- PROBLEM DESCRIPTION -
Show each line that has the string "this" in it.

- Extracted data entries -
[Begin]

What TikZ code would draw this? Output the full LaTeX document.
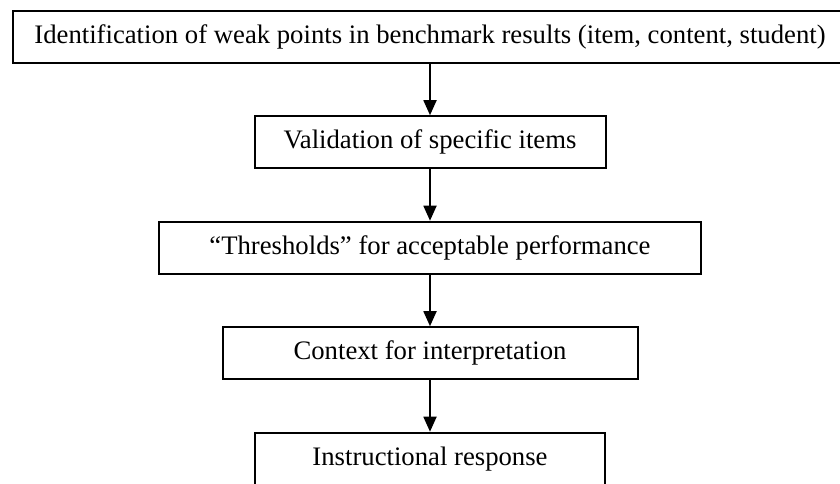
\documentclass[tikz,border=0pt]{standalone}
\usepackage{fontspec}
\setmainfont{Liberation Serif}
\usepackage{tikz}
\usetikzlibrary{arrows.meta}

\begin{document}
\begin{tikzpicture}[node distance=52.75pt, >={Triangle[length=7.5pt,width=6.5pt]},
  every node/.style={draw, align=center, line width=1pt, minimum height=26pt, inner sep=0pt, font=\fontsize{13.35}{15}\selectfont}]
\useasboundingbox (0,0) rectangle (420pt,-241.5pt);
\node (weak) [minimum width=417.5pt] at (215pt,-18.35pt) {Identification of weak points in benchmark results (item, content, student)};
\node (valid) [below of=weak, minimum width=175.5pt] {Validation of specific items};
\node (thresh) [below of=valid, minimum width=270.8pt] {``Thresholds'' for acceptable performance};
\node (context) [below of=thresh, minimum width=207.5pt] {Context for interpretation};
\node (response) [below of=context, minimum width=175pt] {Instructional response};

\draw[->, line width=0.9pt] (weak) -- (valid);
\draw[->, line width=0.9pt] (valid) -- (thresh);
\draw[->, line width=0.9pt] (thresh) -- (context);
\draw[->, line width=0.9pt] (context) -- (response);
\end{tikzpicture}
\end{document}
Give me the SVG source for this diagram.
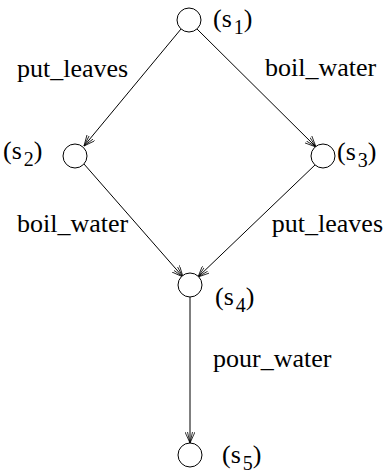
<svg xmlns="http://www.w3.org/2000/svg" width="386" height="472" viewBox="0 0 386 472">
<defs>
<marker id="arr" markerWidth="12" markerHeight="10" refX="11" refY="5" orient="auto" markerUnits="userSpaceOnUse">
<path d="M0,0 L11,5 L0,10 M0,2.5 L11,5 L0,7.5" fill="none" stroke="#000" stroke-width="0.8"/>
</marker>
<style>
.n{fill:#fff;stroke:#000;stroke-width:1}
.e{stroke:#000;stroke-width:1;fill:none;marker-end:url(#arr)}
text{font-family:"Liberation Serif","Times New Roman",serif;fill:#000}
.lbl{font-size:26px}
.st{font-size:26px}
.sub{font-size:20px}
</style>
</defs>
<rect width="386" height="472" fill="#fff"/>
<g id="edges">
<line class="e" x1="181" y1="29" x2="84" y2="146"/>
<line class="e" x1="197" y1="29" x2="316" y2="147"/>
<line class="e" x1="84" y1="164" x2="183" y2="277"/>
<line class="e" x1="316" y1="164" x2="198" y2="277"/>
<line class="e" x1="190" y1="297" x2="190" y2="443"/>
<text class="lbl" x="17" y="77">put_leaves</text>
<text class="lbl" x="265" y="76">boil_water</text>
<text class="lbl" x="17" y="232">boil_water</text>
<text class="lbl" x="383" y="232" text-anchor="end">put_leaves</text>
<text class="lbl" x="213" y="367">pour_water</text>
</g>
<g id="s1"><circle class="n" cx="189" cy="20" r="12"/><text class="st" x="213" y="27">(s<tspan class="sub" dx="2" dy="7">1</tspan><tspan dy="-7">)</tspan></text></g>
<g id="s2"><circle class="n" cx="75" cy="156" r="12"/><text class="st" x="3" y="159">(s<tspan class="sub" dx="2" dy="7">2</tspan><tspan dy="-7">)</tspan></text></g>
<g id="s3"><circle class="n" cx="323" cy="156" r="12"/><text class="st" x="337" y="160">(s<tspan class="sub" dx="2" dy="7">3</tspan><tspan dy="-7">)</tspan></text></g>
<g id="s4"><circle class="n" cx="190" cy="285" r="12"/><text class="st" x="215" y="305">(s<tspan class="sub" dx="2" dy="7">4</tspan><tspan dy="-7">)</tspan></text></g>
<g id="s5"><circle class="n" cx="190" cy="455" r="12"/><text class="st" x="222" y="463">(s<tspan class="sub" dx="2" dy="7">5</tspan><tspan dy="-7">)</tspan></text></g>
</svg>
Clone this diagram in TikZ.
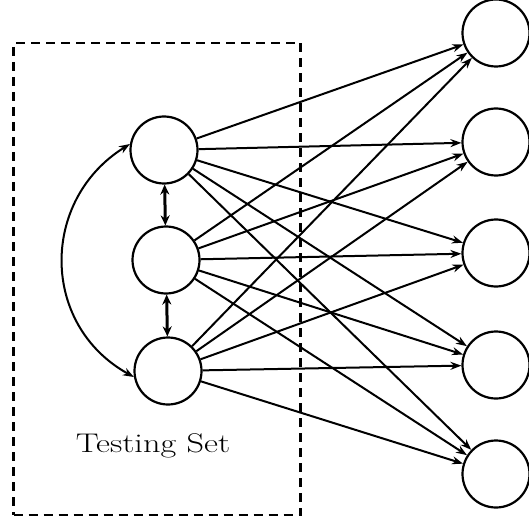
\documentclass[tikz,border=0pt]{standalone}
\usetikzlibrary{arrows.meta}
\begin{document}
\begin{tikzpicture}[x=1pt,y=-1pt,
  neuron/.style={circle,draw,line width=2.2pt,minimum size=67pt,inner sep=0pt},
  link/.style={line width=2pt,-{Stealth[length=11pt,width=8pt]}},
  dlink/.style={line width=3pt,{Stealth[length=10pt,width=9pt]}-{Stealth[length=10pt,width=9pt]}},
  curvelink/.style={line width=2pt,{Stealth[length=11pt,width=8pt]}-{Stealth[length=11pt,width=8pt]}},
  setbox/.style={draw,line width=2.4pt,dash pattern=on 9pt off 6pt}]
\useasboundingbox (0,0) rectangle (529,521);
\node[neuron] (L1) at (164,150) {};
\node[neuron] (L2) at (166,260) {};
\node[neuron] (L3) at (168,371) {};
\node[neuron] (R1) at (496,33) {};
\node[neuron] (R2) at (496,142) {};
\node[neuron] (R3) at (496,253) {};
\node[neuron] (R4) at (496,365) {};
\node[neuron] (R5) at (496,474) {};
\node[setbox,minimum width=287pt,minimum height=472pt,inner sep=0pt] (box) at (157,279) {};
\node[font=\fontsize{27}{30}\selectfont] (lbl) at (153,446) {\scalebox{1.27}[1]{Testing Set}};
\foreach \l in {L1,L2,L3}{
  \foreach \r in {R1,R2,R3,R4,R5}{
    \draw[link] (\l) -- (\r);
  }
}
\draw[dlink] (L1) -- (L2);
\draw[dlink] (L2) -- (L3);
\draw[curvelink] (L1.170) .. controls (40,200) and (40,325) .. (L3.190);
\end{tikzpicture}
\end{document}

[End]

- EXERCISE RESULT -
What TikZ code would draw this? Output the full LaTeX document.
Give me the SVG source for this diagram.
Clone this diagram in TikZ.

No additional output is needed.